— BEGIN —

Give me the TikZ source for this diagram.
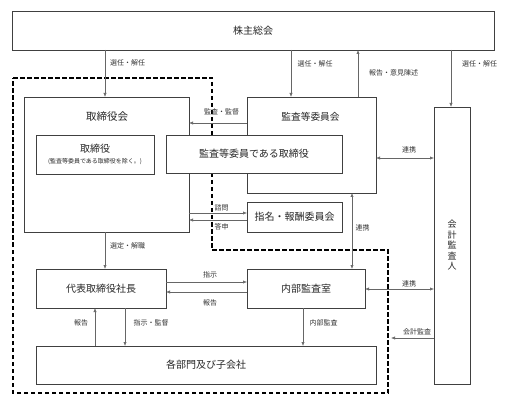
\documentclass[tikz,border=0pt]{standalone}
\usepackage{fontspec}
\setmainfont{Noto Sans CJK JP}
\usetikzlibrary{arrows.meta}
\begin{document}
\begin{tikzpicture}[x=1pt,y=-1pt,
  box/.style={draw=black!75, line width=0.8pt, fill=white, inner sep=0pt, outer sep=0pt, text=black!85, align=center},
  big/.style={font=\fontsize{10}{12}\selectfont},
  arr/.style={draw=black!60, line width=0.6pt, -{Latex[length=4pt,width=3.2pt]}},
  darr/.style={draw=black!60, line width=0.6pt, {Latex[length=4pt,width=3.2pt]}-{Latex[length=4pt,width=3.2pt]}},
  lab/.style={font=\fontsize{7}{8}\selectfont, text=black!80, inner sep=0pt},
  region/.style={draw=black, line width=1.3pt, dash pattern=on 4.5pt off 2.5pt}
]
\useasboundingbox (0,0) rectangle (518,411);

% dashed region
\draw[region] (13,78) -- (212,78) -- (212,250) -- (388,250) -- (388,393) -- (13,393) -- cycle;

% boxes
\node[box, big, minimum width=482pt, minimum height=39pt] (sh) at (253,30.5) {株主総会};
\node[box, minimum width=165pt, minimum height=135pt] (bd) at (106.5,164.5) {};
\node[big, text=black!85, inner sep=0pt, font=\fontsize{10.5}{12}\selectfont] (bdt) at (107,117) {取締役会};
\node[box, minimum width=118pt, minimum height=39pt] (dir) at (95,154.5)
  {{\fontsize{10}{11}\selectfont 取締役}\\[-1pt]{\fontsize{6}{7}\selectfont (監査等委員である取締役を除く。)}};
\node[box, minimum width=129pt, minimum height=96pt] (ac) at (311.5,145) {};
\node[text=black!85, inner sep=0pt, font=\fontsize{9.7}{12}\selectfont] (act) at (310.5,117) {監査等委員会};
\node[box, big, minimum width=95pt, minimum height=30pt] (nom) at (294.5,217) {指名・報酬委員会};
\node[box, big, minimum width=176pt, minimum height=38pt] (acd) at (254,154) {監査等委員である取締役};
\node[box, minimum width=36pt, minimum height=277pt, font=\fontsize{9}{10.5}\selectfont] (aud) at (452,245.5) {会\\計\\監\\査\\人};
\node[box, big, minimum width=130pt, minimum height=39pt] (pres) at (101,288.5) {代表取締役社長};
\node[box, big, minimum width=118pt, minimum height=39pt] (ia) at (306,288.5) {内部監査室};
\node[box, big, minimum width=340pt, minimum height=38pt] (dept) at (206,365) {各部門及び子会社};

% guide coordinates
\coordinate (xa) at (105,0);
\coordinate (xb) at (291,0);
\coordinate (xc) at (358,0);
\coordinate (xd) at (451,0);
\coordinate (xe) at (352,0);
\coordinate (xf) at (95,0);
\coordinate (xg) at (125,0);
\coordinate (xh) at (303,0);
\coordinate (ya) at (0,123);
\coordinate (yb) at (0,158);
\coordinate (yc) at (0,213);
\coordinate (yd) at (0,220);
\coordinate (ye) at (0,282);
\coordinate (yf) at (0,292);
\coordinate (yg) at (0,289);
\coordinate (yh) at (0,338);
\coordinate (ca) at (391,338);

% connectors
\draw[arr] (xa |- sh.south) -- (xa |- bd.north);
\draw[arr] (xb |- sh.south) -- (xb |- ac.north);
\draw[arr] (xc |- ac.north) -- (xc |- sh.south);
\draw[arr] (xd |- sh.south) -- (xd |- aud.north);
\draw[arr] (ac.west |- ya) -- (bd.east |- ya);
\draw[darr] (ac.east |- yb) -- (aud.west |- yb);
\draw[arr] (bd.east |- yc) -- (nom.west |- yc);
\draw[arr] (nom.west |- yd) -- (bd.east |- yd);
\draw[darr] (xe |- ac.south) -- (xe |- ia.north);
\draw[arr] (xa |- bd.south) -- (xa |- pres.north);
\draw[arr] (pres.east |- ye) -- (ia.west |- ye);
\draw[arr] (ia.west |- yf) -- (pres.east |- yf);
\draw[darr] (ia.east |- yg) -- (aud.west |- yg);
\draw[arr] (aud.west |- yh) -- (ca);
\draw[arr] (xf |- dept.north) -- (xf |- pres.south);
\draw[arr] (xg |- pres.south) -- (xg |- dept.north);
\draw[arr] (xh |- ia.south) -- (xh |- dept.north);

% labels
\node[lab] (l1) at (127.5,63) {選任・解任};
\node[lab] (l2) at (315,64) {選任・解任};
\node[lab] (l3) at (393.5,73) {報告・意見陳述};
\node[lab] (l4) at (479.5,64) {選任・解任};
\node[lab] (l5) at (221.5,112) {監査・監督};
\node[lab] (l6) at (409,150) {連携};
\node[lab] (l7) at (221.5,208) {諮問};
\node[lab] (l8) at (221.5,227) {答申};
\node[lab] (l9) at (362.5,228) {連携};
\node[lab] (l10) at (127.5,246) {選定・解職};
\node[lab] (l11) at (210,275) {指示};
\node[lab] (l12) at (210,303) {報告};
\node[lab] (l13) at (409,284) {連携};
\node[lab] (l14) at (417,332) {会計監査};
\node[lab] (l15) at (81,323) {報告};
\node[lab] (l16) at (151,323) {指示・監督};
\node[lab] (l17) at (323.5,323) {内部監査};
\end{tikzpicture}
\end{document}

— END —

### PROBLEM REQUIREMENTS
Images should not appear in the copy; retype the listing above exactly.

### RESULT BELOW
Give me the TikZ source for this diagram.
\documentclass[tikz,border=0pt]{standalone}
\usepackage{fontspec}
\setmainfont{Noto Sans CJK JP}
\usetikzlibrary{arrows.meta}
\begin{document}
\begin{tikzpicture}[x=1pt,y=-1pt,
  box/.style={draw=black!75, line width=0.8pt, fill=white, inner sep=0pt, outer sep=0pt, text=black!85, align=center},
  big/.style={font=\fontsize{10}{12}\selectfont},
  arr/.style={draw=black!60, line width=0.6pt, -{Latex[length=4pt,width=3.2pt]}},
  darr/.style={draw=black!60, line width=0.6pt, {Latex[length=4pt,width=3.2pt]}-{Latex[length=4pt,width=3.2pt]}},
  lab/.style={font=\fontsize{7}{8}\selectfont, text=black!80, inner sep=0pt},
  region/.style={draw=black, line width=1.3pt, dash pattern=on 4.5pt off 2.5pt}
]
\useasboundingbox (0,0) rectangle (518,411);

% dashed region
\draw[region] (13,78) -- (212,78) -- (212,250) -- (388,250) -- (388,393) -- (13,393) -- cycle;

% boxes
\node[box, big, minimum width=482pt, minimum height=39pt] (sh) at (253,30.5) {株主総会};
\node[box, minimum width=165pt, minimum height=135pt] (bd) at (106.5,164.5) {};
\node[big, text=black!85, inner sep=0pt, font=\fontsize{10.5}{12}\selectfont] (bdt) at (107,117) {取締役会};
\node[box, minimum width=118pt, minimum height=39pt] (dir) at (95,154.5)
  {{\fontsize{10}{11}\selectfont 取締役}\\[-1pt]{\fontsize{6}{7}\selectfont (監査等委員である取締役を除く。)}};
\node[box, minimum width=129pt, minimum height=96pt] (ac) at (311.5,145) {};
\node[text=black!85, inner sep=0pt, font=\fontsize{9.7}{12}\selectfont] (act) at (310.5,117) {監査等委員会};
\node[box, big, minimum width=95pt, minimum height=30pt] (nom) at (294.5,217) {指名・報酬委員会};
\node[box, big, minimum width=176pt, minimum height=38pt] (acd) at (254,154) {監査等委員である取締役};
\node[box, minimum width=36pt, minimum height=277pt, font=\fontsize{9}{10.5}\selectfont] (aud) at (452,245.5) {会\\計\\監\\査\\人};
\node[box, big, minimum width=130pt, minimum height=39pt] (pres) at (101,288.5) {代表取締役社長};
\node[box, big, minimum width=118pt, minimum height=39pt] (ia) at (306,288.5) {内部監査室};
\node[box, big, minimum width=340pt, minimum height=38pt] (dept) at (206,365) {各部門及び子会社};

% guide coordinates
\coordinate (xa) at (105,0);
\coordinate (xb) at (291,0);
\coordinate (xc) at (358,0);
\coordinate (xd) at (451,0);
\coordinate (xe) at (352,0);
\coordinate (xf) at (95,0);
\coordinate (xg) at (125,0);
\coordinate (xh) at (303,0);
\coordinate (ya) at (0,123);
\coordinate (yb) at (0,158);
\coordinate (yc) at (0,213);
\coordinate (yd) at (0,220);
\coordinate (ye) at (0,282);
\coordinate (yf) at (0,292);
\coordinate (yg) at (0,289);
\coordinate (yh) at (0,338);
\coordinate (ca) at (391,338);

% connectors
\draw[arr] (xa |- sh.south) -- (xa |- bd.north);
\draw[arr] (xb |- sh.south) -- (xb |- ac.north);
\draw[arr] (xc |- ac.north) -- (xc |- sh.south);
\draw[arr] (xd |- sh.south) -- (xd |- aud.north);
\draw[arr] (ac.west |- ya) -- (bd.east |- ya);
\draw[darr] (ac.east |- yb) -- (aud.west |- yb);
\draw[arr] (bd.east |- yc) -- (nom.west |- yc);
\draw[arr] (nom.west |- yd) -- (bd.east |- yd);
\draw[darr] (xe |- ac.south) -- (xe |- ia.north);
\draw[arr] (xa |- bd.south) -- (xa |- pres.north);
\draw[arr] (pres.east |- ye) -- (ia.west |- ye);
\draw[arr] (ia.west |- yf) -- (pres.east |- yf);
\draw[darr] (ia.east |- yg) -- (aud.west |- yg);
\draw[arr] (aud.west |- yh) -- (ca);
\draw[arr] (xf |- dept.north) -- (xf |- pres.south);
\draw[arr] (xg |- pres.south) -- (xg |- dept.north);
\draw[arr] (xh |- ia.south) -- (xh |- dept.north);

% labels
\node[lab] (l1) at (127.5,63) {選任・解任};
\node[lab] (l2) at (315,64) {選任・解任};
\node[lab] (l3) at (393.5,73) {報告・意見陳述};
\node[lab] (l4) at (479.5,64) {選任・解任};
\node[lab] (l5) at (221.5,112) {監査・監督};
\node[lab] (l6) at (409,150) {連携};
\node[lab] (l7) at (221.5,208) {諮問};
\node[lab] (l8) at (221.5,227) {答申};
\node[lab] (l9) at (362.5,228) {連携};
\node[lab] (l10) at (127.5,246) {選定・解職};
\node[lab] (l11) at (210,275) {指示};
\node[lab] (l12) at (210,303) {報告};
\node[lab] (l13) at (409,284) {連携};
\node[lab] (l14) at (417,332) {会計監査};
\node[lab] (l15) at (81,323) {報告};
\node[lab] (l16) at (151,323) {指示・監督};
\node[lab] (l17) at (323.5,323) {内部監査};
\end{tikzpicture}
\end{document}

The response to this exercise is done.